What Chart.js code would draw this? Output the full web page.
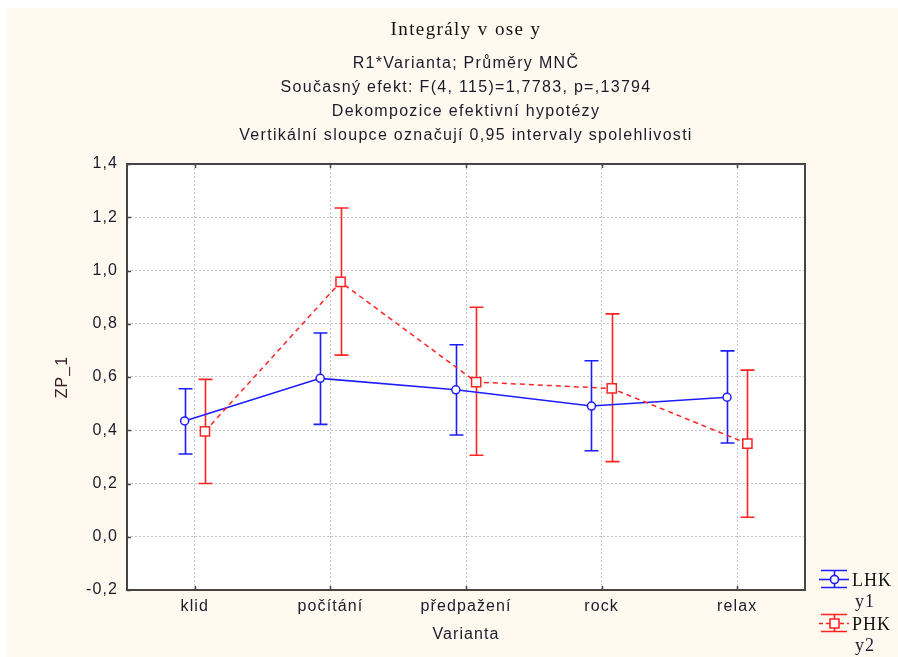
<!DOCTYPE html>
<html>
<head>
<meta charset="utf-8">
<script src="https://cdn.jsdelivr.net/npm/chart.js@4/dist/chart.umd.min.js"></script>
<style>
  html, body { margin: 0; padding: 0; background: #ffffff; }
  #wrap { width: 898px; height: 657px; position: relative; }
</style>
</head>
<body>
<div id="wrap"><canvas id="c" width="898" height="657"></canvas></div>
<script>
// Categories of the experiment (x axis)
const categories = ['klid', 'počítání', 'předpažení', 'rock', 'relax'];

// LHK (y1): least-squares means with 0.95 confidence limits
const lhkMean = [0.435, 0.595, 0.552, 0.491, 0.524];
const lhkLow  = [0.311, 0.422, 0.382, 0.323, 0.352];
const lhkHigh = [0.556, 0.765, 0.721, 0.661, 0.698];

// PHK (y2): least-squares means with 0.95 confidence limits
const phkMean = [0.396, 0.957, 0.581, 0.557, 0.350];
const phkLow  = [0.200, 0.682, 0.306, 0.282, 0.073];
const phkHigh = [0.591, 1.235, 0.862, 0.837, 0.626];

// Y axis tick values
const yTicks = [-0.2, 0.0, 0.2, 0.4, 0.6, 0.8, 1.0, 1.2, 1.4];

// Header lines
const titleText = 'Integrály v ose y';
const subtitleLines = [
  'R1*Varianta; Průměry MNČ',
  'Současný efekt: F(4, 115)=1,7783, p=,13794',
  'Dekompozice efektivní hypotézy',
  'Vertikální sloupce označují 0,95 intervaly spolehlivosti'
];

const BLUE = 'rgb(28, 28, 255)';
const RED = 'rgb(255, 36, 36)';
const TEXT = '#1b1b2b';
const CREAM = '#fff9ef';
const DODGE = 0.075;   // horizontal shift of each series from the category centre (category units)
const SANS = "'Liberation Sans', Arial, sans-serif";
const SERIF = "'Liberation Serif', 'Times New Roman', serif";
const SPACING = '1.1px';

const fmt = v => v.toFixed(1).replace('.', ',');

const series = [
  { mean: lhkMean, low: lhkLow, high: lhkHigh, color: BLUE, shift: -DODGE },
  { mean: phkMean, low: phkLow, high: phkHigh, color: RED, shift: DODGE }
];

// Background, frame, error bars, header and legend
const decor = {
  id: 'decor',
  beforeUpdate(chart) {
    chart.ctx.letterSpacing = SPACING;
  },
  beforeDraw(chart) {
    const { ctx, chartArea: a, width, height } = chart;
    ctx.letterSpacing = SPACING;
    ctx.save();
    ctx.fillStyle = '#ffffff';
    ctx.fillRect(0, 0, width, height);
    ctx.fillStyle = CREAM;
    ctx.fillRect(7, 8, width - 7, height - 8);
    ctx.fillStyle = '#ffffff';
    ctx.fillRect(a.left, a.top, a.right - a.left, a.bottom - a.top);
    ctx.restore();
  },
  beforeDatasetsDraw(chart) {
    const { ctx, scales: { x, y } } = chart;
    ctx.save();
    ctx.lineWidth = 1.6;
    const cap = 7;
    series.forEach(s => {
      ctx.strokeStyle = s.color;
      s.mean.forEach((m, i) => {
        const px = Math.round(x.getPixelForValue(i + s.shift)) + 0.5;
        const yl = y.getPixelForValue(s.low[i]);
        const yh = y.getPixelForValue(s.high[i]);
        ctx.beginPath();
        ctx.moveTo(px, yl); ctx.lineTo(px, yh);
        ctx.moveTo(px - cap, yh); ctx.lineTo(px + cap, yh);
        ctx.moveTo(px - cap, yl); ctx.lineTo(px + cap, yl);
        ctx.stroke();
      });
    });
    ctx.restore();
  },
  afterDraw(chart) {
    const { ctx, chartArea: a, scales: { x, y } } = chart;
    ctx.save();
    // frame
    ctx.strokeStyle = '#454545';
    ctx.lineWidth = 2;
    ctx.strokeRect(a.left, a.top, a.right - a.left, a.bottom - a.top);
    // inner tick marks
    ctx.lineWidth = 1.5;
    ctx.beginPath();
    categories.forEach((c, i) => {
      const px = Math.round(x.getPixelForValue(i)) + 0.5;
      ctx.moveTo(px, a.top); ctx.lineTo(px, a.top + 4);
      ctx.moveTo(px, a.bottom); ctx.lineTo(px, a.bottom - 4);
    });
    yTicks.forEach(v => {
      const py = Math.round(y.getPixelForValue(v)) + 0.5;
      ctx.moveTo(a.left, py); ctx.lineTo(a.left + 4, py);
    });
    ctx.stroke();

    // header
    const cx = (a.left + a.right) / 2;
    ctx.textAlign = 'center';
    ctx.textBaseline = 'middle';
    ctx.fillStyle = '#111111';
    ctx.letterSpacing = '1.4px';
    ctx.font = "19px " + SERIF;
    ctx.fillText(titleText, cx, 30);
    ctx.letterSpacing = '1.3px';
    ctx.font = "16px " + SANS;
    ctx.fillStyle = TEXT;
    const ys = [64, 88, 112, 136];
    subtitleLines.forEach((t, i) => ctx.fillText(t, cx, ys[i]));

    // legend
    drawLegend(ctx);
    ctx.restore();
  }
};

function drawLegend(ctx) {
  const x0 = 819, x1 = 849, xm = 834;
  const items = [
    { name: 'LHK', sub: 'y1', color: BLUE, top: 570, mid: 579, bot: 587, dash: [], marker: 'circle' },
    { name: 'PHK', sub: 'y2', color: RED, top: 614, mid: 623, bot: 631, dash: [4, 3], marker: 'rect' }
  ];
  items.forEach(it => {
    ctx.save();
    ctx.strokeStyle = it.color;
    ctx.lineWidth = 1.6;
    ctx.beginPath();
    ctx.moveTo(x0 + 2, it.top + 0.5); ctx.lineTo(x1 - 2, it.top + 0.5);
    ctx.moveTo(x0 + 2, it.bot + 0.5); ctx.lineTo(x1 - 2, it.bot + 0.5);
    ctx.moveTo(xm + 0.5, it.top); ctx.lineTo(xm + 0.5, it.bot);
    ctx.stroke();
    ctx.setLineDash(it.dash);
    ctx.beginPath();
    ctx.moveTo(x0, it.mid + 0.5); ctx.lineTo(x1, it.mid + 0.5);
    ctx.stroke();
    ctx.setLineDash([]);
    ctx.fillStyle = '#ffffff';
    ctx.beginPath();
    if (it.marker === 'circle') {
      ctx.arc(xm + 0.5, it.mid + 0.5, 4, 0, Math.PI * 2);
    } else {
      ctx.rect(xm - 4, it.mid - 4, 9, 9);
    }
    ctx.fill();
    ctx.stroke();
    ctx.fillStyle = '#111111';
    ctx.letterSpacing = '1px';
    ctx.font = "18px " + SERIF;
    ctx.textAlign = 'left';
    ctx.textBaseline = 'alphabetic';
    ctx.fillText(it.name, 852, it.mid + 7);
    ctx.fillStyle = '#2a1a3a';
    ctx.fillText(it.sub, 855, it.mid + 28);
    ctx.restore();
  });
}

const axisFont = { family: SANS, size: 16 };

new Chart(document.getElementById('c'), {
  type: 'line',
  data: {
    datasets: [
      {
        label: 'LHK',
        data: lhkMean.map((v, i) => ({ x: i - DODGE, y: v })),
        borderColor: BLUE,
        backgroundColor: '#ffffff',
        borderWidth: 1.6,
        pointStyle: 'circle',
        pointRadius: 4,
        pointBorderWidth: 1.5,
        pointBackgroundColor: '#ffffff',
        pointBorderColor: BLUE,
        tension: 0,
        order: 2
      },
      {
        label: 'PHK',
        data: phkMean.map((v, i) => ({ x: i + DODGE, y: v })),
        borderColor: RED,
        backgroundColor: '#ffffff',
        borderWidth: 1.5,
        borderDash: [5, 4],
        pointStyle: 'rect',
        pointRadius: 6.5,
        pointBorderWidth: 1.5,
        pointBackgroundColor: '#ffffff',
        pointBorderColor: RED,
        tension: 0,
        order: 1
      }
    ]
  },
  options: {
    responsive: false,
    animation: false,
    devicePixelRatio: 1,
    layout: { padding: { top: 164, right: 93, left: 0, bottom: 0 } },
    plugins: { legend: { display: false }, title: { display: false }, tooltip: { enabled: false } },
    scales: {
      x: {
        type: 'linear',
        min: -0.5,
        max: 4.5,
        afterBuildTicks: s => { s.ticks = categories.map((c, i) => ({ value: i })); },
        afterFit: s => { s.height = 67; },
        ticks: {
          callback: v => categories[v],
          font: axisFont,
          color: TEXT,
          padding: 7,
          maxRotation: 0,
          autoSkip: false
        },
        grid: { color: '#c4c4c4', lineWidth: 1, drawTicks: false },
        border: { display: false, dash: [2, 2] },
        title: { display: true, text: 'Varianta', font: axisFont, color: TEXT, padding: { top: 4, bottom: 13 } }
      },
      y: {
        min: -0.2,
        max: 1.4,
        afterBuildTicks: s => { s.ticks = yTicks.map(v => ({ value: v })); },
        afterFit: s => { s.width = 127; },
        ticks: { callback: v => fmt(v), font: axisFont, color: TEXT, padding: 9 },
        grid: { color: '#c4c4c4', lineWidth: 1, drawTicks: false },
        border: { display: false, dash: [2, 2] },
        title: { display: true, text: 'ZP_1', font: axisFont, color: '#3a1a2a', padding: { top: 53, bottom: 0 } }
      }
    }
  },
  plugins: [decor]
});
</script>
</body>
</html>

→ WORK TO COMPLETE: Repeat only the lines between the start of the data and the line with "const phkHigh = [0.591, 1.235, 0.862, 0.837, 0.626];", including those two lines, and skip the pictures.

→ CORRECT OUTPUT:
What Chart.js code would draw this? Output the full web page.
<!DOCTYPE html>
<html>
<head>
<meta charset="utf-8">
<script src="https://cdn.jsdelivr.net/npm/chart.js@4/dist/chart.umd.min.js"></script>
<style>
  html, body { margin: 0; padding: 0; background: #ffffff; }
  #wrap { width: 898px; height: 657px; position: relative; }
</style>
</head>
<body>
<div id="wrap"><canvas id="c" width="898" height="657"></canvas></div>
<script>
// Categories of the experiment (x axis)
const categories = ['klid', 'počítání', 'předpažení', 'rock', 'relax'];

// LHK (y1): least-squares means with 0.95 confidence limits
const lhkMean = [0.435, 0.595, 0.552, 0.491, 0.524];
const lhkLow  = [0.311, 0.422, 0.382, 0.323, 0.352];
const lhkHigh = [0.556, 0.765, 0.721, 0.661, 0.698];

// PHK (y2): least-squares means with 0.95 confidence limits
const phkMean = [0.396, 0.957, 0.581, 0.557, 0.350];
const phkLow  = [0.200, 0.682, 0.306, 0.282, 0.073];
const phkHigh = [0.591, 1.235, 0.862, 0.837, 0.626];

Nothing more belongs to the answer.